The greatest single cause of atheism in the world today is Christians, who acknowledge Jesus with their lips and walk out the door, and deny Him by their lifestyle. That is what an unbelieving world simply finds unbelievable. (Brennan Manning)
In a fit of nostalgia, I’ve recently been listening to some of the CDs I loved back in Junior High. One of them is Jesus Freak by dc Talk (the above quote appears as a voicover on the fourth song), which I fondly remember belting out at the top of my lungs. Such reminiscences, however, have got me thinking about how my faith has changed since then. I’d like to think that I’m more mature now than I was, but I wonder what that means, and whether it’s really a good thing or not. I know a lot more now – about God, and life, and how the two interact – and in some ways my faith is stronger for having weathered a few storms, but it is also more cautious and understated. There was a time when I was proud to call myself a “Jesus freak,” when I couldn’t imagine any other future than being a missionary; today I’d rather fit in than stand out, and I’ve long since embraced the middle-class lifestyle. I may have been naïve before, but I was passionate, and it’s a shame to have lost that.

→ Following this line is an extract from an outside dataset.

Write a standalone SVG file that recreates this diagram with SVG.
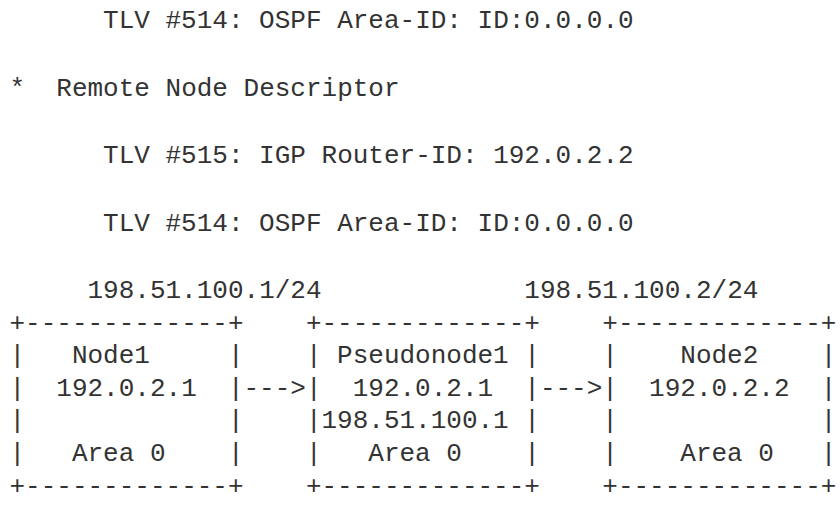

I often write about hope and sacrifice (e.g. here, here and here) because I think these are the two primary poles around which human nature turns: Hope is what gets us out of bed in the morning, what gives us direction and urges us forward. Sacrifice is necessary when the road inevitably grows rough. Perhaps that’s why new converts seem so alive, why my younger self could belt out Jesus Freak without embarrassment – they’re filled with indescribable hope, and they’re willing to make almost any sacrifice for its sake (the hysteria surrounding Obama is an ironic reflection of this principle, which isn’t restricted to Christianity). In time, the cares of life crowd that enthusiasm out; we’re less willing to sacrifice, and so we in turn grow a little less hopeful, which makes us still less willing to give up what good we currently have in hope of something better. Pretty soon we’ve become those “Christians” that make the unbelieving world wonder what good our faith is, anyway.
Perhaps that’s why my favorite books and movies are always those that celebrate hope in the midst of despair, stories of ultimate sacrifice and resurrection. I read about Jean Valjean in Les Misérables or watch William Wallace in Braveheart and they remind me what it means to hope; they make me more willing to sacrifice. But sometimes I think those stories are too big for me. I’ve never faced death or imprisonment; I’ve never had to choose between my integrity and my life. I enjoy those stories, but I don’t often live differently because of them. It’s easy to dream of a grand sacrifice that I’m unlikely to ever face, but it’s also easy to ignore the countless smaller sacrifices I face on a daily basis: Turn off the TV and do something nice for my wife, skip that new CD and send the money to those who really need it, give up a Friday evening to help at a soup kitchen. If I’m not even willing to make those sacrifices, what makes me think I’d truly give my life to save another, even if faced with the need?
What’s the good of being a “Jesus freak,” unless you’re actually living your life for others?